--- What is required ---
Exclude the pictures, then repeat the remaining data exactly.

--- Dataset section ---

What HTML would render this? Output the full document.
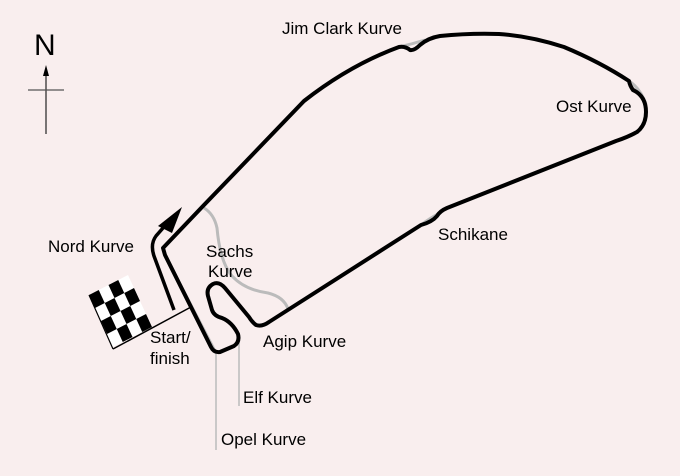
<!DOCTYPE html>
<html><head><style>
html,body{margin:0;padding:0;background:#f9eeee;}
svg{display:block;}
text{font-family:"Liberation Sans",sans-serif;font-size:17px;fill:#000;}
</style></head><body>
<svg width="680" height="476" viewBox="0 0 680 476">
<rect width="680" height="476" fill="#f9eeee"/>
<path d="M204,208 Q214,214 217,228 Q220,262 232,276 Q245,290 268,293 Q284,297 288,309" fill="none" stroke="#bbb" stroke-width="3"/>
<path d="M399,47 Q412,44 425,40 M629,81 Q640,88 646,104 M421,225 Q430,218 440,213" fill="none" stroke="#bbb" stroke-width="3"/>
<line x1="167" y1="258" x2="216" y2="352" stroke="#bbb" stroke-width="2"/>
<line x1="216" y1="352" x2="216" y2="450" stroke="#bbb" stroke-width="1.5"/>
<line x1="239" y1="336" x2="239" y2="406" stroke="#bbb" stroke-width="1.5"/>
<path d="M165,255 L163,248 L204,205 L304,101 Q350,65 399,47 Q405,46 410,50 Q414,51 420,45 Q428,38 440,36 Q470,33 499,34 Q530,36 564,47 Q600,62 629,81 Q630,86 633,90 Q646,96 646,112 Q646,125 637,132 Q628,137 616,141 L447,208 Q440,211 437,216 Q432,222 421,225 L269,322 Q262,327 256,325 Q252,322 249,317 L225,288 Q219,281 213,284 Q206,288 208,296 L212,310 Q214,316 222,318 Q232,322 238,334 Q240,342 234,346 L220,352 Q214,353 211,347 Z" fill="none" stroke="#000" stroke-width="4" stroke-linejoin="round"/>
<path d="M174,310 L154,256 Q150,244 156,236 L170,220" fill="none" stroke="#000" stroke-width="3.5"/>
<polygon points="182,207 158,226 172,233" fill="#000"/>
<g transform="matrix(39,-20,24,52,89,295)">
<rect x="0" y="0" width="1" height="1" fill="#fff"/>
<rect x="0" y="0" width="0.25" height="0.25" fill="#000"/>
<rect x="0.5" y="0" width="0.25" height="0.25" fill="#000"/>
<rect x="0.25" y="0.25" width="0.25" height="0.25" fill="#000"/>
<rect x="0.75" y="0.25" width="0.25" height="0.25" fill="#000"/>
<rect x="0" y="0.5" width="0.25" height="0.25" fill="#000"/>
<rect x="0.5" y="0.5" width="0.25" height="0.25" fill="#000"/>
<rect x="0.25" y="0.75" width="0.25" height="0.25" fill="#000"/>
<rect x="0.75" y="0.75" width="0.25" height="0.25" fill="#000"/>
</g>
<line x1="113" y1="349" x2="191" y2="307" stroke="#000" stroke-width="1.5"/>
<line x1="89" y1="295" x2="113" y2="349" stroke="#000" stroke-width="1.2"/>
<text x="34" y="55" style="font-size:30px">N</text>
<line x1="46" y1="72" x2="46" y2="134" stroke="#333" stroke-width="1.3"/>
<line x1="28" y1="90" x2="64" y2="90" stroke="#555" stroke-width="1.2"/>
<polygon points="46,65 43,76 49,76" fill="#000"/>
<text x="282" y="34">Jim Clark Kurve</text>
<text x="556" y="112">Ost Kurve</text>
<text x="438" y="240">Schikane</text>
<text x="48" y="252">Nord Kurve</text>
<text x="206" y="257">Sachs</text>
<text x="208" y="277">Kurve</text>
<text x="150" y="343">Start/</text>
<text x="150" y="364">finish</text>
<text x="263" y="347">Agip Kurve</text>
<text x="243" y="403">Elf Kurve</text>
<text x="221" y="445">Opel Kurve</text>
</svg>
</body></html>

--- Answer for the task ---
What HTML would render this? Output the full document.
<!DOCTYPE html>
<html><head><style>
html,body{margin:0;padding:0;background:#f9eeee;}
svg{display:block;}
text{font-family:"Liberation Sans",sans-serif;font-size:17px;fill:#000;}
</style></head><body>
<svg width="680" height="476" viewBox="0 0 680 476">
<rect width="680" height="476" fill="#f9eeee"/>
<path d="M204,208 Q214,214 217,228 Q220,262 232,276 Q245,290 268,293 Q284,297 288,309" fill="none" stroke="#bbb" stroke-width="3"/>
<path d="M399,47 Q412,44 425,40 M629,81 Q640,88 646,104 M421,225 Q430,218 440,213" fill="none" stroke="#bbb" stroke-width="3"/>
<line x1="167" y1="258" x2="216" y2="352" stroke="#bbb" stroke-width="2"/>
<line x1="216" y1="352" x2="216" y2="450" stroke="#bbb" stroke-width="1.5"/>
<line x1="239" y1="336" x2="239" y2="406" stroke="#bbb" stroke-width="1.5"/>
<path d="M165,255 L163,248 L204,205 L304,101 Q350,65 399,47 Q405,46 410,50 Q414,51 420,45 Q428,38 440,36 Q470,33 499,34 Q530,36 564,47 Q600,62 629,81 Q630,86 633,90 Q646,96 646,112 Q646,125 637,132 Q628,137 616,141 L447,208 Q440,211 437,216 Q432,222 421,225 L269,322 Q262,327 256,325 Q252,322 249,317 L225,288 Q219,281 213,284 Q206,288 208,296 L212,310 Q214,316 222,318 Q232,322 238,334 Q240,342 234,346 L220,352 Q214,353 211,347 Z" fill="none" stroke="#000" stroke-width="4" stroke-linejoin="round"/>
<path d="M174,310 L154,256 Q150,244 156,236 L170,220" fill="none" stroke="#000" stroke-width="3.5"/>
<polygon points="182,207 158,226 172,233" fill="#000"/>
<g transform="matrix(39,-20,24,52,89,295)">
<rect x="0" y="0" width="1" height="1" fill="#fff"/>
<rect x="0" y="0" width="0.25" height="0.25" fill="#000"/>
<rect x="0.5" y="0" width="0.25" height="0.25" fill="#000"/>
<rect x="0.25" y="0.25" width="0.25" height="0.25" fill="#000"/>
<rect x="0.75" y="0.25" width="0.25" height="0.25" fill="#000"/>
<rect x="0" y="0.5" width="0.25" height="0.25" fill="#000"/>
<rect x="0.5" y="0.5" width="0.25" height="0.25" fill="#000"/>
<rect x="0.25" y="0.75" width="0.25" height="0.25" fill="#000"/>
<rect x="0.75" y="0.75" width="0.25" height="0.25" fill="#000"/>
</g>
<line x1="113" y1="349" x2="191" y2="307" stroke="#000" stroke-width="1.5"/>
<line x1="89" y1="295" x2="113" y2="349" stroke="#000" stroke-width="1.2"/>
<text x="34" y="55" style="font-size:30px">N</text>
<line x1="46" y1="72" x2="46" y2="134" stroke="#333" stroke-width="1.3"/>
<line x1="28" y1="90" x2="64" y2="90" stroke="#555" stroke-width="1.2"/>
<polygon points="46,65 43,76 49,76" fill="#000"/>
<text x="282" y="34">Jim Clark Kurve</text>
<text x="556" y="112">Ost Kurve</text>
<text x="438" y="240">Schikane</text>
<text x="48" y="252">Nord Kurve</text>
<text x="206" y="257">Sachs</text>
<text x="208" y="277">Kurve</text>
<text x="150" y="343">Start/</text>
<text x="150" y="364">finish</text>
<text x="263" y="347">Agip Kurve</text>
<text x="243" y="403">Elf Kurve</text>
<text x="221" y="445">Opel Kurve</text>
</svg>
</body></html>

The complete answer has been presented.